Senator Elizabeth Warren, Democrat of Massachusetts, asked the Federal Reserve in a letter sent Monday to release more information about a series of financial trades that several top officials made in 2020, when the Fed was actively propping up markets.
The Fed has become embroiled in a scandal over the transactions, which came in the months around its no-holds-barred market rescue at the outset of the pandemic, raising the possibility that policymakers could have financially benefited from the information they held and the decisions they were making. Jerome H. Powell, the Fed chair, has acknowledged that the trades were a problem and acted quickly to overhaul the central bank’s ethics rules.
But that has not stemmed the fallout. Mr. Powell, who was nominated for a second term as chair by President Biden, will almost surely face questions about the Fed’s ethics dilemma at his confirmation hearing on Tuesday before the Senate Banking Committee. Ms. Warren, who sits on that committee, is pushing for more details about Fed trading activity and new ethics rules, according to a new letter she sent to Mr. Powell. Ms. Warren, who has previously requested that the Fed turn over information and documents surrounding the trades, is asking the Fed to “release all available information about the trades” by Jan. 17.

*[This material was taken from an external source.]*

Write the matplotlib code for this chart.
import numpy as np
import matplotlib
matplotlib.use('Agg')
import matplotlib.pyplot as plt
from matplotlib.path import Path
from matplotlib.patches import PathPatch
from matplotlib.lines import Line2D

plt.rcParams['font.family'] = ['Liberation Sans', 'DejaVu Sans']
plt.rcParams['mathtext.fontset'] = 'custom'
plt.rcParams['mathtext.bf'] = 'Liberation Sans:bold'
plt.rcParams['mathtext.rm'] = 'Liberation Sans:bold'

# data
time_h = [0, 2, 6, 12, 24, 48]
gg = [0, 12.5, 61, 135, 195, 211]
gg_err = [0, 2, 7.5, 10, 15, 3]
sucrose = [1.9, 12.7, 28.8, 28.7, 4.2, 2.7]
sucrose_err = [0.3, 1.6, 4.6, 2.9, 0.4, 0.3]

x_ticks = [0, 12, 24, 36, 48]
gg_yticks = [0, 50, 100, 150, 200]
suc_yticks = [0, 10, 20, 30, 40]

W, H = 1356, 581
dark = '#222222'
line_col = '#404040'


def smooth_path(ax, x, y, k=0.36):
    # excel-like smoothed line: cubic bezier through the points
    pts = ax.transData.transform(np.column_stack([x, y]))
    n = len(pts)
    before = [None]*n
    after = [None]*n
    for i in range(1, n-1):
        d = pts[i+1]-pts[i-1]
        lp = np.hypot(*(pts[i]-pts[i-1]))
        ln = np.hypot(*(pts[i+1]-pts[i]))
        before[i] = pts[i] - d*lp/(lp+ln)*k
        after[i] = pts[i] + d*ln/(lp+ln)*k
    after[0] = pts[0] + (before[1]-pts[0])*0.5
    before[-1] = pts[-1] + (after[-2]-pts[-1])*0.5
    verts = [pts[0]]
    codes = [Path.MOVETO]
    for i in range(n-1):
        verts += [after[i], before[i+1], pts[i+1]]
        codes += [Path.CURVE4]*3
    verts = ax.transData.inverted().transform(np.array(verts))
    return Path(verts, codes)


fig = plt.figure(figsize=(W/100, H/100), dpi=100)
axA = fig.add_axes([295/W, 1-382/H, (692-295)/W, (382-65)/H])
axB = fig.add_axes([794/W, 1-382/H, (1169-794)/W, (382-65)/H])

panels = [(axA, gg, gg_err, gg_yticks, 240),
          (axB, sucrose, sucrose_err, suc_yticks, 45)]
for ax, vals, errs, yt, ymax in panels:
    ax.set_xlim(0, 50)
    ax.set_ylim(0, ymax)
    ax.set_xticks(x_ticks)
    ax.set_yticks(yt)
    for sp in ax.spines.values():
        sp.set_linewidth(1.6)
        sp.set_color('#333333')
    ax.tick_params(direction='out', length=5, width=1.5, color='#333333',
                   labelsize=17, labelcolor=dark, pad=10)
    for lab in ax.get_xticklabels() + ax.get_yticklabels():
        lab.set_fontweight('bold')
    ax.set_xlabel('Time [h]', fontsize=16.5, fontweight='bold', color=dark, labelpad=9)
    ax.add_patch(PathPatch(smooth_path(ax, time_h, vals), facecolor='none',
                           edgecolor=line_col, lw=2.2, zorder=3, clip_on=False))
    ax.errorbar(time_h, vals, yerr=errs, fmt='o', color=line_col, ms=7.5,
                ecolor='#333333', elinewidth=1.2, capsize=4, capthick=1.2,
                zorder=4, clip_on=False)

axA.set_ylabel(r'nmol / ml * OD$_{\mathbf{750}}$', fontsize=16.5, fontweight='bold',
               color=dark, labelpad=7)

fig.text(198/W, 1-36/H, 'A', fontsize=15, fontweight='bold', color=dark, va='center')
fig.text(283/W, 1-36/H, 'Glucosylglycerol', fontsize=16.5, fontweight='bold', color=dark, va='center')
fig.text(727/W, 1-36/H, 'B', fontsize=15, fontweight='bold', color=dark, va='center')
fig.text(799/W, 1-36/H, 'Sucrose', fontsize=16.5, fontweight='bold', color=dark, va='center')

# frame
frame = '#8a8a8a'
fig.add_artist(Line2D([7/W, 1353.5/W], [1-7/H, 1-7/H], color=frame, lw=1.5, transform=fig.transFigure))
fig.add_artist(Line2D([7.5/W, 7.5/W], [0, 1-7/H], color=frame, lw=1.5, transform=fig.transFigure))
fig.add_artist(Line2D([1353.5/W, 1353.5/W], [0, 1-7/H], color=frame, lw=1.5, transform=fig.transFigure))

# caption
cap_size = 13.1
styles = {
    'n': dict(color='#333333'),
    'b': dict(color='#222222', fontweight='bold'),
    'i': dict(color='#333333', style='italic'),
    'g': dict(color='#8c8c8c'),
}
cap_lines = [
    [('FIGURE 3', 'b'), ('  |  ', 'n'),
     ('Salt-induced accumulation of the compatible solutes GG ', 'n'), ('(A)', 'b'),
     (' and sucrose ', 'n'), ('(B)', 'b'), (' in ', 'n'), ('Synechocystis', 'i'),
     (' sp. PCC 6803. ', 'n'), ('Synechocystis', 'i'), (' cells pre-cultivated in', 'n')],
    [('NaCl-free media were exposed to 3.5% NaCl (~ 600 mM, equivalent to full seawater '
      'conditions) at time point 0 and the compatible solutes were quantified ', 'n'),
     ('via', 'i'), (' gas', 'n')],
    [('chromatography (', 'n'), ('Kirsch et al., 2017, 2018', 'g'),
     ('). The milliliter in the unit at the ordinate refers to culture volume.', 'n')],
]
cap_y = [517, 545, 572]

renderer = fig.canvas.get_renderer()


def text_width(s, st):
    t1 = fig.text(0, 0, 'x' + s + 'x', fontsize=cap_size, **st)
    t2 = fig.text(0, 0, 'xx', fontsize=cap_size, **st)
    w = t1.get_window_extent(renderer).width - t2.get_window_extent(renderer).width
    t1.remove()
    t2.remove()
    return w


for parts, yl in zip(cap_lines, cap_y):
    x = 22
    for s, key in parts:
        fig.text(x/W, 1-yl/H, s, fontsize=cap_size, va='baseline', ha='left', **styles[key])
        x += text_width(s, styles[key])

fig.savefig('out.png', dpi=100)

Ms. Warren noted in her letter that the central bank has failed to fully respond to her previous requests for information.

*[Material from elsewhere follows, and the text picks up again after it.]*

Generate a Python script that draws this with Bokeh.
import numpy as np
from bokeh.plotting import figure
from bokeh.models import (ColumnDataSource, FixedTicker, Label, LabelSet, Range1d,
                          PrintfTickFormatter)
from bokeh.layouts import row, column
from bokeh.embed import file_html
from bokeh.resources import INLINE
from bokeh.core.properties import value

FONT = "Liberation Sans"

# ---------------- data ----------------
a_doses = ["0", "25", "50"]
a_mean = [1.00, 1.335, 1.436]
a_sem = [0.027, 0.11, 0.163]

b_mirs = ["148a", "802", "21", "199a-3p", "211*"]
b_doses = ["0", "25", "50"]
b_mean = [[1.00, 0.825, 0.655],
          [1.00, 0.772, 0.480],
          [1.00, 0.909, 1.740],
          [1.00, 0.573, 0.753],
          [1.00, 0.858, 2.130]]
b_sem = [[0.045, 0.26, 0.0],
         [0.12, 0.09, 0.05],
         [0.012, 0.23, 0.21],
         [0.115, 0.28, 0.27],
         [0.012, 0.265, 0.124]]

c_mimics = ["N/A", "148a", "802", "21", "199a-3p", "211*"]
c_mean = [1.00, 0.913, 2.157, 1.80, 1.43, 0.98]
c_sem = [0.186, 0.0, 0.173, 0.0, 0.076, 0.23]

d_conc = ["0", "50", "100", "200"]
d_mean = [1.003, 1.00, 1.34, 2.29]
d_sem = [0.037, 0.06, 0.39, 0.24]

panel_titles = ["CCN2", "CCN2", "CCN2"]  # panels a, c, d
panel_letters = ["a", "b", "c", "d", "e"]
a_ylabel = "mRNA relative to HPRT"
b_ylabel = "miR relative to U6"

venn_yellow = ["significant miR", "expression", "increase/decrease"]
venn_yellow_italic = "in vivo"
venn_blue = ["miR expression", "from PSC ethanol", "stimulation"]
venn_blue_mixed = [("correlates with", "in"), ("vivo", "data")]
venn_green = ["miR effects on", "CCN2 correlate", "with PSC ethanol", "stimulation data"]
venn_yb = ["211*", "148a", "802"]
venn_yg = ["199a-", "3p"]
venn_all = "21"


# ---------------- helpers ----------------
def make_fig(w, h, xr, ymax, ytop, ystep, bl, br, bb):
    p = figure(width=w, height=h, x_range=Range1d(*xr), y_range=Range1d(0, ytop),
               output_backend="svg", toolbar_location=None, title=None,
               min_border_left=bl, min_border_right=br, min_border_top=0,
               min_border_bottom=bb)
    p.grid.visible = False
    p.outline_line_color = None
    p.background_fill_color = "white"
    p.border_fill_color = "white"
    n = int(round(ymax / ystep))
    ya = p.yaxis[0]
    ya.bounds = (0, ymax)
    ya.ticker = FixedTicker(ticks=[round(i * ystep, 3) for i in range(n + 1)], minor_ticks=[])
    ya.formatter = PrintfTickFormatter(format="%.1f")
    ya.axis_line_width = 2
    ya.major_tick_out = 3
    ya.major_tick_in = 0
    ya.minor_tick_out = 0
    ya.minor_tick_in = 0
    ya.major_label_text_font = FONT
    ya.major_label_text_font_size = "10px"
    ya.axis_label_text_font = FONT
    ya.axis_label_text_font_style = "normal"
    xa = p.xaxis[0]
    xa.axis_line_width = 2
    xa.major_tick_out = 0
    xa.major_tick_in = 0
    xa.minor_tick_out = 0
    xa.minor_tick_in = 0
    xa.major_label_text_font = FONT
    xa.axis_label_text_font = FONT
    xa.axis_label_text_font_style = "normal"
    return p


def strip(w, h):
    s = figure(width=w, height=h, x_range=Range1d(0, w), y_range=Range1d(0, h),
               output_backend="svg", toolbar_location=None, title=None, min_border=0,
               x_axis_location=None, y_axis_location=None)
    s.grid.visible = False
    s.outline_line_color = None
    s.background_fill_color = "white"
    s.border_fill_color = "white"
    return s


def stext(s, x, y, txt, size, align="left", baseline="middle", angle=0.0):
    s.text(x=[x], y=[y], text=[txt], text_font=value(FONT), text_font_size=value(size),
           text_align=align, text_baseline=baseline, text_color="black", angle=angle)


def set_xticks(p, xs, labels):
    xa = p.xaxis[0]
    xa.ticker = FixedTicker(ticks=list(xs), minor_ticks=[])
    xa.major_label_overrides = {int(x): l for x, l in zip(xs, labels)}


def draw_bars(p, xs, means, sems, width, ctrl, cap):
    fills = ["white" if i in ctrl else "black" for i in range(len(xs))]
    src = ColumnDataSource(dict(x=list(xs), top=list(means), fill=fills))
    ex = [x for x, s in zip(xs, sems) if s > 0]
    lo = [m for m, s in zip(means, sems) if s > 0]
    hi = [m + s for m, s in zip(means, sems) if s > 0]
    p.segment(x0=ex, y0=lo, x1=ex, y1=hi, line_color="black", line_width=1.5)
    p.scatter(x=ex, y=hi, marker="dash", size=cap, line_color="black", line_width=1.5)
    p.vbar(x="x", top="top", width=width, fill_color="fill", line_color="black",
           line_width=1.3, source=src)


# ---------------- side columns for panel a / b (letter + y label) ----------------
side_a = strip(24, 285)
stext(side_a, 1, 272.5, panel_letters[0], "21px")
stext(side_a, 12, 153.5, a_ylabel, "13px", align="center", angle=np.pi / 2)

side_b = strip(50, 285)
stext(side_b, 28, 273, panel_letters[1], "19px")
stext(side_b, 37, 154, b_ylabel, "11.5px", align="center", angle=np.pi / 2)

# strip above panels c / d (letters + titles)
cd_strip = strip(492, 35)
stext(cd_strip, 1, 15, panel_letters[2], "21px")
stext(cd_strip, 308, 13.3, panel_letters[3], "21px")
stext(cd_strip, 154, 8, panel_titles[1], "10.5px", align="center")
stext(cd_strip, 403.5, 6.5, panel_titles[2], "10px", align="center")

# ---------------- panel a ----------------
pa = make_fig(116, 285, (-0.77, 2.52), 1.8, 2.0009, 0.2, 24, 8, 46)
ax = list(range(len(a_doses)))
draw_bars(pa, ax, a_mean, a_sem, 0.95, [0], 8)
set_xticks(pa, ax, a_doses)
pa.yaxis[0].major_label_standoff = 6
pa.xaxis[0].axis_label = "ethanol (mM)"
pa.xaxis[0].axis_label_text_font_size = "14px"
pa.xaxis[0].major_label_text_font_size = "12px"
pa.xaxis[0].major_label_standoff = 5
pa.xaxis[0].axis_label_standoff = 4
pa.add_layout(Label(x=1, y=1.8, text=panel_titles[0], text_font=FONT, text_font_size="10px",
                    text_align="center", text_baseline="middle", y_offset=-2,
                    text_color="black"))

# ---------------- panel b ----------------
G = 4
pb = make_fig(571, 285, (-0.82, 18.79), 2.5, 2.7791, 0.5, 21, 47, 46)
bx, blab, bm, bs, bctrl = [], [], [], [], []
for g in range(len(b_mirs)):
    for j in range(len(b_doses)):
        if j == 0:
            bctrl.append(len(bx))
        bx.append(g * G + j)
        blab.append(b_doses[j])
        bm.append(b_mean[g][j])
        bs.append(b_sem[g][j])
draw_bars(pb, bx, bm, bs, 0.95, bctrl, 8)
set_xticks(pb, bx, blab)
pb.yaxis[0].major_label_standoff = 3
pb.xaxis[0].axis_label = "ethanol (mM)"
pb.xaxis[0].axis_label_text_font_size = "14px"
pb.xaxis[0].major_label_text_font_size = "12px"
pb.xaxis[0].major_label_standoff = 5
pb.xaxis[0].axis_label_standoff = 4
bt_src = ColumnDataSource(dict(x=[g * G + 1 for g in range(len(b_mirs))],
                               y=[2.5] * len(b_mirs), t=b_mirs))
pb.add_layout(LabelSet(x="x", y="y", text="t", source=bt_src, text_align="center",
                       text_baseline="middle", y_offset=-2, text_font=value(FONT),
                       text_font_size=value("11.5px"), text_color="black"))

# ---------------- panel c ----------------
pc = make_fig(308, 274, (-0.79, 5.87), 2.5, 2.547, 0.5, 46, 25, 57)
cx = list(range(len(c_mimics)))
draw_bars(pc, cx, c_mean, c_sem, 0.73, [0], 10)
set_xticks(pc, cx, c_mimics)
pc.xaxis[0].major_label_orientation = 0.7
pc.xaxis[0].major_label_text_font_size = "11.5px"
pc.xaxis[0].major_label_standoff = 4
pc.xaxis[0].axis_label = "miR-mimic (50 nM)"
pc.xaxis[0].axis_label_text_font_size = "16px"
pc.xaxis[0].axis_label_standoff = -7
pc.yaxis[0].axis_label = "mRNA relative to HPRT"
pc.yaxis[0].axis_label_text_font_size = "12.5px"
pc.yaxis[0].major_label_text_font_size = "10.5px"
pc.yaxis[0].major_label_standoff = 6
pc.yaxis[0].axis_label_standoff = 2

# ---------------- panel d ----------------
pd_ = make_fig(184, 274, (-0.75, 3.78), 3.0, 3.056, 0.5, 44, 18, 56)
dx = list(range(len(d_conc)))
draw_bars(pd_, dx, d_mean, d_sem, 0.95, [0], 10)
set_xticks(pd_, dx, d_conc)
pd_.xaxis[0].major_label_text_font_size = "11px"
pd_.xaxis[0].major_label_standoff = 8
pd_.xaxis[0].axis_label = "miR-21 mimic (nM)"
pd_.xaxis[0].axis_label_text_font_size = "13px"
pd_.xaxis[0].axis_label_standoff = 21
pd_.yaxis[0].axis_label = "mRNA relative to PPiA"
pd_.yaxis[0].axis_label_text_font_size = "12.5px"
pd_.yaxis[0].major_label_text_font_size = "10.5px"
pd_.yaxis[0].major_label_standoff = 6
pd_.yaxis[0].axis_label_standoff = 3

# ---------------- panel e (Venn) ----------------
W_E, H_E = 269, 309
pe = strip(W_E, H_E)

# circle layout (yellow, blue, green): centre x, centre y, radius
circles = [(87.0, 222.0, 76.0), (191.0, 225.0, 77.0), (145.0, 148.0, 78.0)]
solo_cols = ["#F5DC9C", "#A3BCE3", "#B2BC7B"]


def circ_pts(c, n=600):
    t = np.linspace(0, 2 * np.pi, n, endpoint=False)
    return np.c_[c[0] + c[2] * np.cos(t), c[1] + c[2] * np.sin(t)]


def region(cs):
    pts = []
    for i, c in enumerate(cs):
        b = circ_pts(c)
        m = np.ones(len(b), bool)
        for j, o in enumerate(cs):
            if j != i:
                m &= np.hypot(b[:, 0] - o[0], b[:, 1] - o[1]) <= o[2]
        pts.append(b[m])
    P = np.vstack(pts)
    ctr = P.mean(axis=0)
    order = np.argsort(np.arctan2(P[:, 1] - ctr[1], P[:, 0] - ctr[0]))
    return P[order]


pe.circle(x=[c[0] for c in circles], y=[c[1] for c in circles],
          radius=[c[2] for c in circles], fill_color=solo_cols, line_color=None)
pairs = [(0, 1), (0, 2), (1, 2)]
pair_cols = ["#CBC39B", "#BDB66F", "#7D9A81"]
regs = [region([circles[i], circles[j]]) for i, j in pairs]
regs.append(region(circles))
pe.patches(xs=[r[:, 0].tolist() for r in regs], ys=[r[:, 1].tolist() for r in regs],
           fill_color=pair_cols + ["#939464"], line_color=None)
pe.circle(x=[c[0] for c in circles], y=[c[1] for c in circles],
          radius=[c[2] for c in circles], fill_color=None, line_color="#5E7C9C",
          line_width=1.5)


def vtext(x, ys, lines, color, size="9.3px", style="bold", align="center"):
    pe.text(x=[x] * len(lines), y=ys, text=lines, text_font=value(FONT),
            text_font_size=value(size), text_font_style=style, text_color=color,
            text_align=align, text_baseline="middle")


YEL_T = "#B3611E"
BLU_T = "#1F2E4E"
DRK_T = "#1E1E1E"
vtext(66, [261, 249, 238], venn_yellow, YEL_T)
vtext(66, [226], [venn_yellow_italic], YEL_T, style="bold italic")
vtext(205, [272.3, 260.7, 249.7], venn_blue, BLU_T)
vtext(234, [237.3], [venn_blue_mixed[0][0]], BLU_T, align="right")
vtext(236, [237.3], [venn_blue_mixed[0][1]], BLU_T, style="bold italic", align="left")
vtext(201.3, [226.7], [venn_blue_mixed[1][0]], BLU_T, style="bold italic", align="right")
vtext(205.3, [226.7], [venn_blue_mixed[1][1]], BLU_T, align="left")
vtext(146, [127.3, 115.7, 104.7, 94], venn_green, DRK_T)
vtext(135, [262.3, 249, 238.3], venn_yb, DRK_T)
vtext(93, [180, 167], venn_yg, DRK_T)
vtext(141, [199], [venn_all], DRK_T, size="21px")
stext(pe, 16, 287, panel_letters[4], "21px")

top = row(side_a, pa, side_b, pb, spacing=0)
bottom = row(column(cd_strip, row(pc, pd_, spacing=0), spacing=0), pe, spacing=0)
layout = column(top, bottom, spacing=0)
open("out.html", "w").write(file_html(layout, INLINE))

Ms. Warren, who has criticized Mr. Powell’s tenure as chair, has said she will not support his renomination.
Ethics experts said the new information called into question the central bank’s original explanation that Mr. Clarida’s transaction was a preplanned rebalancing away from bonds and toward stocks and that more information was needed to understand the trades.
The new information and corrected disclosure “raises suspicions that the Fed may be failing to disclose the full scope of the scandal to the public,” Ms. Warren wrote. “I therefore ask that you respond in full to my request by January 17, 2022.”
Mr. Clarida updated his disclosures after noticing “inadvertent errors,” a Fed representative said last week, and the Fed’s ethics officer said that the newly noted trades were “in compliance with applicable laws and regulations governing conflicts of interest.” Still, they have drawn scrutiny because the rapid move out of and back into a stock fund at a time of market tumult looked less like a rebalancing toward stocks and more like a possible response to market conditions.
“This revelation is just the latest evidence of a deep-rooted ethics failure at the Fed and the urgent need for a comprehensive information release about officials’ trading activity,” Ms. Warren wrote.